> _GOAL OF THE EXERCISE_
All of the lines below are to be transcribed faithfully, with pictures excluded from the copy.
───── PROVIDED MATERIAL ─────
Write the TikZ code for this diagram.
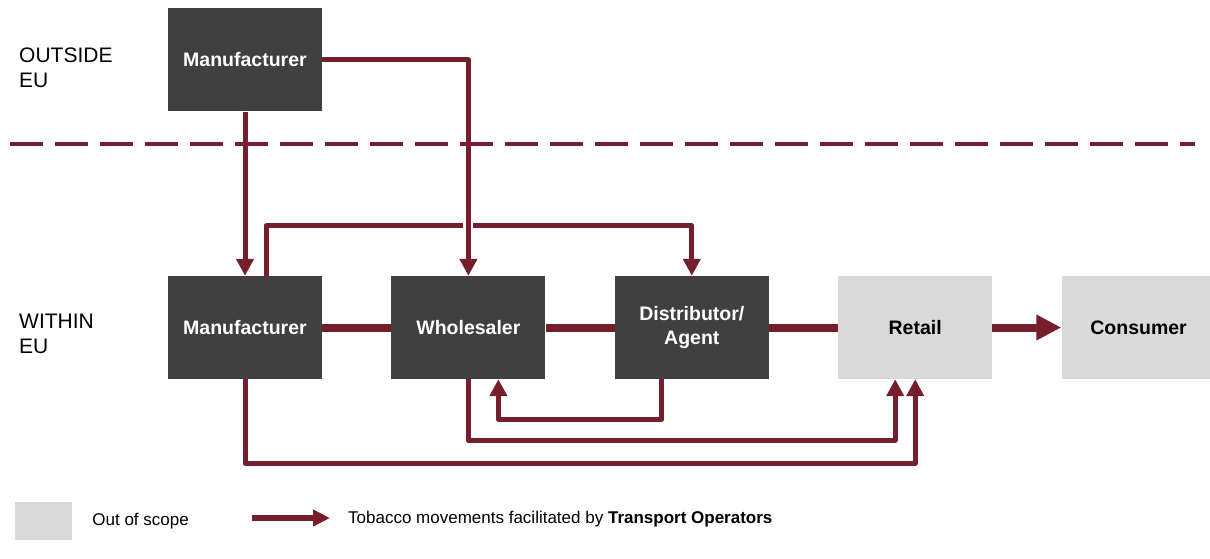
\documentclass[tikz,border=0pt]{standalone}
\usepackage{fontspec}
\setmainfont{Liberation Sans}
\usetikzlibrary{arrows.meta,positioning}
\definecolor{flowred}{RGB}{116,31,43}
\definecolor{boxdark}{RGB}{64,64,64}
\definecolor{boxlight}{RGB}{217,217,217}

\begin{document}
\begin{tikzpicture}[x=1pt,y=1pt,node distance=69pt,line join=round]
 \tikzstyle{actor}=[fill=boxdark,text=white,font=\fontsize{19.5}{23.5}\selectfont\bfseries,minimum width=154pt,minimum height=103pt,inner sep=0pt,align=center]
 \tikzstyle{outscope}=[actor,fill=boxlight,text=black]
 \tikzstyle{region}=[font=\fontsize{21}{25}\selectfont,align=left,anchor=west,inner sep=0pt]
 \tikzstyle{keytext}=[font=\fontsize{17}{20}\selectfont,anchor=west,inner sep=0pt]
 \tikzstyle{flow}=[draw=flowred,line width=5pt,-{Triangle[length=17pt,width=17pt]}]
 \tikzstyle{link}=[draw=flowred,line width=8pt]
 \tikzstyle{bigflow}=[link,-{Triangle[length=25pt,width=24pt]}]

   \useasboundingbox (0,0) rectangle (1210,-559);

   % outside EU
   \node[region] (outside) at (19,-68) {OUTSIDE\\EU};
   \node[actor] (mfrout) at (245,-60) {Manufacturer};

   % within EU
   \node[region] (within) at (19,-334) {WITHIN\\EU};
   \node[actor] (mfr) at (245,-327.5) {Manufacturer};
   \node[actor] (whs) [right=of mfr] {Wholesaler};
   \node[actor] (dist) [right=of whs] {Distributor/\\Agent};
   \node[outscope] (retail) [right=of dist] {Retail};
   \node[outscope] (cons) [right=of retail] {Consumer};

   \draw[link] (mfr) -- (whs);
   \draw[link] (whs) -- (dist);
   \draw[link] (dist) -- (retail);
   \draw[bigflow] (retail) -- (cons);

   \draw[flow] ([xshift=21pt]mfr.north) -- ++(0,50) -| (dist.north);
   \draw[flow] (mfrout.south) -- (mfr.north);
   \draw[flow,preaction={draw=white,line width=10pt,arrows=-}] (mfrout.east) -| (whs.north);
   \draw[flow] ([xshift=-30pt]dist.south) -- ++(0,-40) -| ([xshift=30pt]whs.south);
   \draw[flow] (whs.south) -- ++(0,-61) -| ([xshift=-20pt]retail.south);
   \draw[flow] (mfr.south) -- ++(0,-84) -| (retail.south);

   % border line
   \coordinate (sepL) at (10,-144);
   \coordinate (sepR) at (1195,-144);
   \draw[flowred,line width=4.5pt,dash pattern=on 33pt off 12pt] (sepL) -- (sepR);

   % key
   \node[outscope,minimum width=57pt,minimum height=38pt] (keybox) at (43.5,-521) {};
   \node[keytext] (keyscope) [right=20pt of keybox] {Out of scope};
   \coordinate (keyA) at (252,-518);
   \coordinate (keyB) at (330,-518);
   \draw[flowred,line width=6pt,-{Triangle[length=17pt,width=16pt]}] (keyA) -- (keyB);
   \node[keytext] (keymove) at (348,-519) {Tobacco movements facilitated by \textbf{Transport Operators}};

\end{tikzpicture}
\end{document}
─────
> _TASK SOLUTION_
Write the TikZ code for this diagram.
\documentclass[tikz,border=0pt]{standalone}
\usepackage{fontspec}
\setmainfont{Liberation Sans}
\usetikzlibrary{arrows.meta,positioning}
\definecolor{flowred}{RGB}{116,31,43}
\definecolor{boxdark}{RGB}{64,64,64}
\definecolor{boxlight}{RGB}{217,217,217}

\begin{document}
\begin{tikzpicture}[x=1pt,y=1pt,node distance=69pt,line join=round]
 \tikzstyle{actor}=[fill=boxdark,text=white,font=\fontsize{19.5}{23.5}\selectfont\bfseries,minimum width=154pt,minimum height=103pt,inner sep=0pt,align=center]
 \tikzstyle{outscope}=[actor,fill=boxlight,text=black]
 \tikzstyle{region}=[font=\fontsize{21}{25}\selectfont,align=left,anchor=west,inner sep=0pt]
 \tikzstyle{keytext}=[font=\fontsize{17}{20}\selectfont,anchor=west,inner sep=0pt]
 \tikzstyle{flow}=[draw=flowred,line width=5pt,-{Triangle[length=17pt,width=17pt]}]
 \tikzstyle{link}=[draw=flowred,line width=8pt]
 \tikzstyle{bigflow}=[link,-{Triangle[length=25pt,width=24pt]}]

   \useasboundingbox (0,0) rectangle (1210,-559);

   % outside EU
   \node[region] (outside) at (19,-68) {OUTSIDE\\EU};
   \node[actor] (mfrout) at (245,-60) {Manufacturer};

   % within EU
   \node[region] (within) at (19,-334) {WITHIN\\EU};
   \node[actor] (mfr) at (245,-327.5) {Manufacturer};
   \node[actor] (whs) [right=of mfr] {Wholesaler};
   \node[actor] (dist) [right=of whs] {Distributor/\\Agent};
   \node[outscope] (retail) [right=of dist] {Retail};
   \node[outscope] (cons) [right=of retail] {Consumer};

   \draw[link] (mfr) -- (whs);
   \draw[link] (whs) -- (dist);
   \draw[link] (dist) -- (retail);
   \draw[bigflow] (retail) -- (cons);

   \draw[flow] ([xshift=21pt]mfr.north) -- ++(0,50) -| (dist.north);
   \draw[flow] (mfrout.south) -- (mfr.north);
   \draw[flow,preaction={draw=white,line width=10pt,arrows=-}] (mfrout.east) -| (whs.north);
   \draw[flow] ([xshift=-30pt]dist.south) -- ++(0,-40) -| ([xshift=30pt]whs.south);
   \draw[flow] (whs.south) -- ++(0,-61) -| ([xshift=-20pt]retail.south);
   \draw[flow] (mfr.south) -- ++(0,-84) -| (retail.south);

   % border line
   \coordinate (sepL) at (10,-144);
   \coordinate (sepR) at (1195,-144);
   \draw[flowred,line width=4.5pt,dash pattern=on 33pt off 12pt] (sepL) -- (sepR);

   % key
   \node[outscope,minimum width=57pt,minimum height=38pt] (keybox) at (43.5,-521) {};
   \node[keytext] (keyscope) [right=20pt of keybox] {Out of scope};
   \coordinate (keyA) at (252,-518);
   \coordinate (keyB) at (330,-518);
   \draw[flowred,line width=6pt,-{Triangle[length=17pt,width=16pt]}] (keyA) -- (keyB);
   \node[keytext] (keymove) at (348,-519) {Tobacco movements facilitated by \textbf{Transport Operators}};

\end{tikzpicture}
\end{document}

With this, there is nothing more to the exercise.